→ **DATASET CONTENT**:
########################################

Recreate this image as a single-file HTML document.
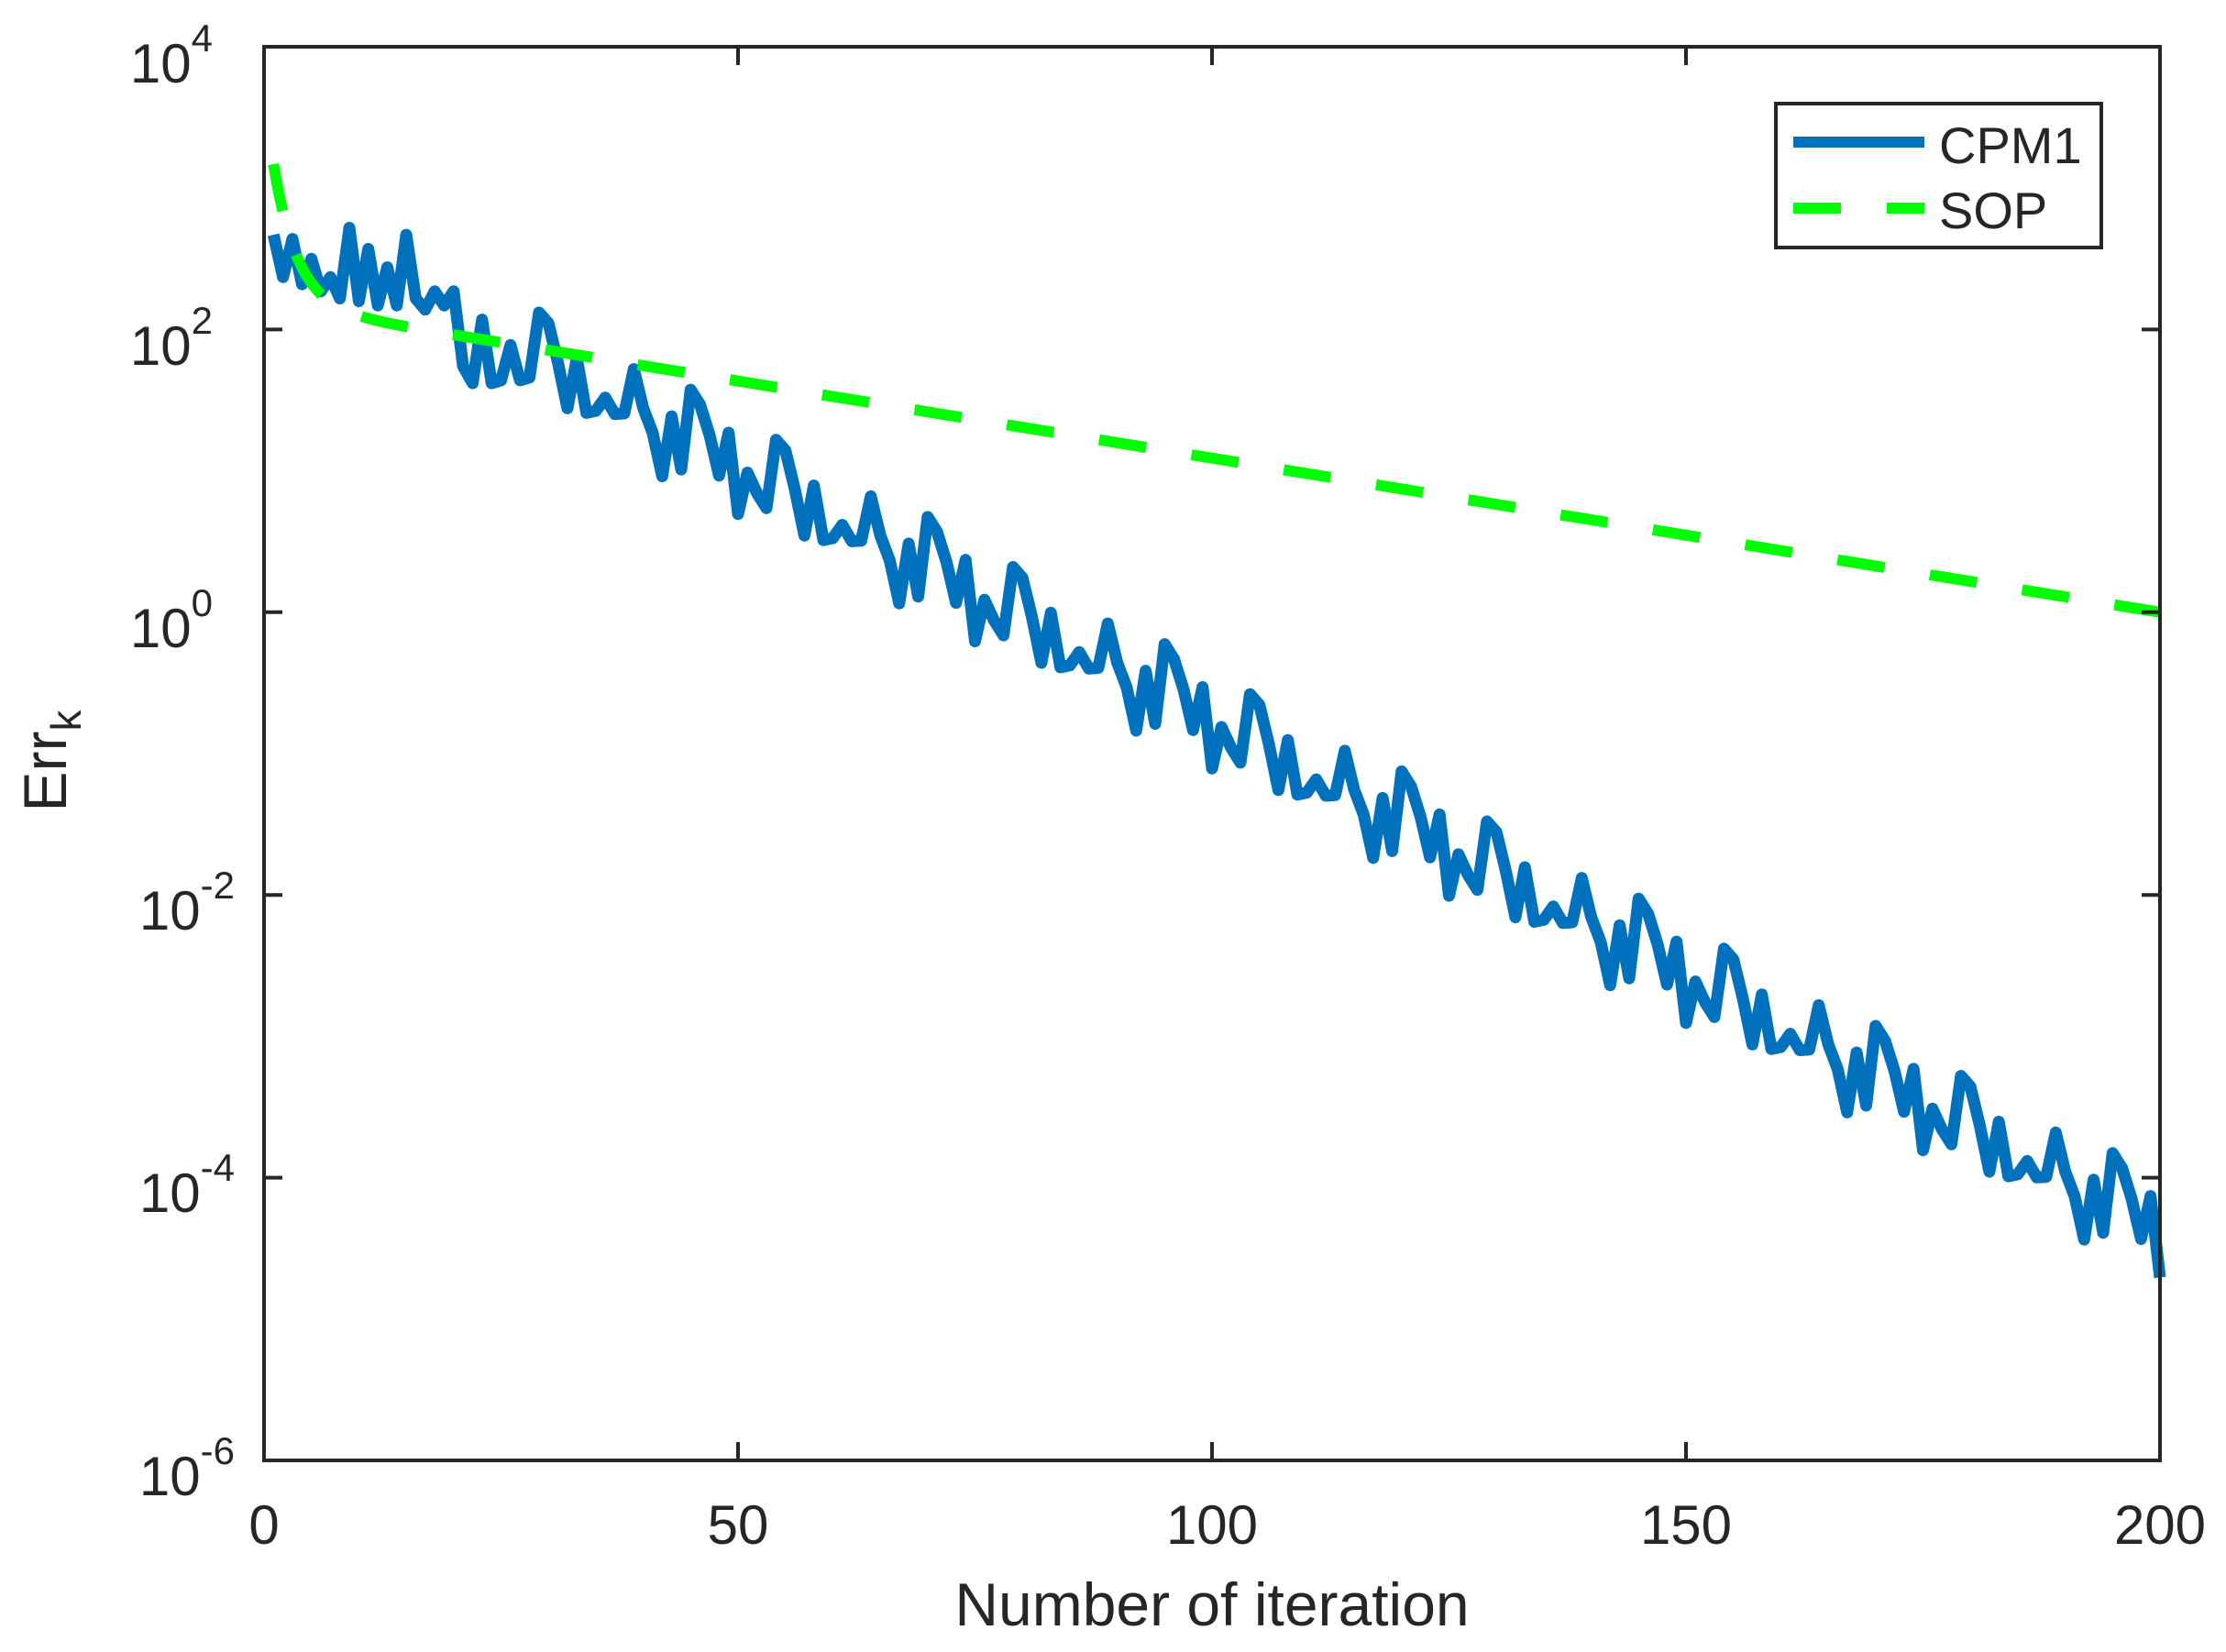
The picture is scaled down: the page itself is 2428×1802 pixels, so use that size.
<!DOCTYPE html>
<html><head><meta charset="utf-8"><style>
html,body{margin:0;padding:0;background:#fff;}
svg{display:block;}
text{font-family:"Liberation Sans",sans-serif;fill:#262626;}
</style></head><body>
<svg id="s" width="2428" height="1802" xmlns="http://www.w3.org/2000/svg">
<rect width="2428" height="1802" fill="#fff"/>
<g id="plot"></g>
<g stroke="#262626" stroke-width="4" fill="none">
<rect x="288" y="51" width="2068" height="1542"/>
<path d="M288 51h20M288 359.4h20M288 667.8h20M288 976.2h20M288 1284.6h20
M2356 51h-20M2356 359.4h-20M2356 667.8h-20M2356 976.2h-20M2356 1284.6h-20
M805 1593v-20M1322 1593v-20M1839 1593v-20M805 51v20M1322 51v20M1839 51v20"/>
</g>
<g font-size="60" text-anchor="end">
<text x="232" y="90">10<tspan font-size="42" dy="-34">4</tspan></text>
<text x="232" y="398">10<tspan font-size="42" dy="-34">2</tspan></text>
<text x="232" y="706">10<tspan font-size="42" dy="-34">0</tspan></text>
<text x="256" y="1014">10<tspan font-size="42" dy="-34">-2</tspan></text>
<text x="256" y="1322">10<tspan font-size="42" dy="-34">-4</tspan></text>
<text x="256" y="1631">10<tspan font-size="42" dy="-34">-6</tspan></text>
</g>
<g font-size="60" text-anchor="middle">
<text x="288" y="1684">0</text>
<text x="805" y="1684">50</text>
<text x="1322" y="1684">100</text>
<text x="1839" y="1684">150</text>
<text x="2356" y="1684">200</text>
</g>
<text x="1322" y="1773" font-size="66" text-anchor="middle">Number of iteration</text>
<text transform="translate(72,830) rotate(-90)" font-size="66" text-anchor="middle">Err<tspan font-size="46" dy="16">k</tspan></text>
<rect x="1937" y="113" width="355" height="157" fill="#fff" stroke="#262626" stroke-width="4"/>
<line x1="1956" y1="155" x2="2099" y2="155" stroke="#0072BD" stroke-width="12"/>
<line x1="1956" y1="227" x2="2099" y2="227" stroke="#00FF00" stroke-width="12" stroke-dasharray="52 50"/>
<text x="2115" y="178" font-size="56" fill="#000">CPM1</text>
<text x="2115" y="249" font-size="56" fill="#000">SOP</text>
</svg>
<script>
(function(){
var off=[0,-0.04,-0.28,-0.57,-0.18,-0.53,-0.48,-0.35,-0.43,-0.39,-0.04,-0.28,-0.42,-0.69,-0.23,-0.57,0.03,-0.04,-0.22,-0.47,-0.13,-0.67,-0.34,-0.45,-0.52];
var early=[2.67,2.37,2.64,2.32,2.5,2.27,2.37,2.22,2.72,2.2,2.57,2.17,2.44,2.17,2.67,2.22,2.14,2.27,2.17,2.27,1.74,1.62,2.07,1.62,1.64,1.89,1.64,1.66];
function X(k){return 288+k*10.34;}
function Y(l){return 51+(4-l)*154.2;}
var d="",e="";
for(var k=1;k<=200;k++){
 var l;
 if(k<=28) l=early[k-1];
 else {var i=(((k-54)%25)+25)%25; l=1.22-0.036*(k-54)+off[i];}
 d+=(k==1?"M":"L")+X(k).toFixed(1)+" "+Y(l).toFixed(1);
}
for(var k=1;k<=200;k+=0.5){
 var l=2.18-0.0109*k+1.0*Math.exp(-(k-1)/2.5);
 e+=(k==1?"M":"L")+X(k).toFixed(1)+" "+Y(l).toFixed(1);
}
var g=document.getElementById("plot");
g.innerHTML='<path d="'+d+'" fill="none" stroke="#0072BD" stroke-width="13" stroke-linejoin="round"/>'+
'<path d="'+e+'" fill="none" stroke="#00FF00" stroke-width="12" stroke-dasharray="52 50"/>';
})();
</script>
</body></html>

########################################

Omitting all images, print the listing exactly.

→ **CORRECT RESULT**:
Recreate this image as a single-file HTML document.
The picture is scaled down: the page itself is 2428×1802 pixels, so use that size.
<!DOCTYPE html>
<html><head><meta charset="utf-8"><style>
html,body{margin:0;padding:0;background:#fff;}
svg{display:block;}
text{font-family:"Liberation Sans",sans-serif;fill:#262626;}
</style></head><body>
<svg id="s" width="2428" height="1802" xmlns="http://www.w3.org/2000/svg">
<rect width="2428" height="1802" fill="#fff"/>
<g id="plot"></g>
<g stroke="#262626" stroke-width="4" fill="none">
<rect x="288" y="51" width="2068" height="1542"/>
<path d="M288 51h20M288 359.4h20M288 667.8h20M288 976.2h20M288 1284.6h20
M2356 51h-20M2356 359.4h-20M2356 667.8h-20M2356 976.2h-20M2356 1284.6h-20
M805 1593v-20M1322 1593v-20M1839 1593v-20M805 51v20M1322 51v20M1839 51v20"/>
</g>
<g font-size="60" text-anchor="end">
<text x="232" y="90">10<tspan font-size="42" dy="-34">4</tspan></text>
<text x="232" y="398">10<tspan font-size="42" dy="-34">2</tspan></text>
<text x="232" y="706">10<tspan font-size="42" dy="-34">0</tspan></text>
<text x="256" y="1014">10<tspan font-size="42" dy="-34">-2</tspan></text>
<text x="256" y="1322">10<tspan font-size="42" dy="-34">-4</tspan></text>
<text x="256" y="1631">10<tspan font-size="42" dy="-34">-6</tspan></text>
</g>
<g font-size="60" text-anchor="middle">
<text x="288" y="1684">0</text>
<text x="805" y="1684">50</text>
<text x="1322" y="1684">100</text>
<text x="1839" y="1684">150</text>
<text x="2356" y="1684">200</text>
</g>
<text x="1322" y="1773" font-size="66" text-anchor="middle">Number of iteration</text>
<text transform="translate(72,830) rotate(-90)" font-size="66" text-anchor="middle">Err<tspan font-size="46" dy="16">k</tspan></text>
<rect x="1937" y="113" width="355" height="157" fill="#fff" stroke="#262626" stroke-width="4"/>
<line x1="1956" y1="155" x2="2099" y2="155" stroke="#0072BD" stroke-width="12"/>
<line x1="1956" y1="227" x2="2099" y2="227" stroke="#00FF00" stroke-width="12" stroke-dasharray="52 50"/>
<text x="2115" y="178" font-size="56" fill="#000">CPM1</text>
<text x="2115" y="249" font-size="56" fill="#000">SOP</text>
</svg>
<script>
(function(){
var off=[0,-0.04,-0.28,-0.57,-0.18,-0.53,-0.48,-0.35,-0.43,-0.39,-0.04,-0.28,-0.42,-0.69,-0.23,-0.57,0.03,-0.04,-0.22,-0.47,-0.13,-0.67,-0.34,-0.45,-0.52];
var early=[2.67,2.37,2.64,2.32,2.5,2.27,2.37,2.22,2.72,2.2,2.57,2.17,2.44,2.17,2.67,2.22,2.14,2.27,2.17,2.27,1.74,1.62,2.07,1.62,1.64,1.89,1.64,1.66];
function X(k){return 288+k*10.34;}
function Y(l){return 51+(4-l)*154.2;}
var d="",e="";
for(var k=1;k<=200;k++){
 var l;
 if(k<=28) l=early[k-1];
 else {var i=(((k-54)%25)+25)%25; l=1.22-0.036*(k-54)+off[i];}
 d+=(k==1?"M":"L")+X(k).toFixed(1)+" "+Y(l).toFixed(1);
}
for(var k=1;k<=200;k+=0.5){
 var l=2.18-0.0109*k+1.0*Math.exp(-(k-1)/2.5);
 e+=(k==1?"M":"L")+X(k).toFixed(1)+" "+Y(l).toFixed(1);
}
var g=document.getElementById("plot");
g.innerHTML='<path d="'+d+'" fill="none" stroke="#0072BD" stroke-width="13" stroke-linejoin="round"/>'+
'<path d="'+e+'" fill="none" stroke="#00FF00" stroke-width="12" stroke-dasharray="52 50"/>';
})();
</script>
</body></html>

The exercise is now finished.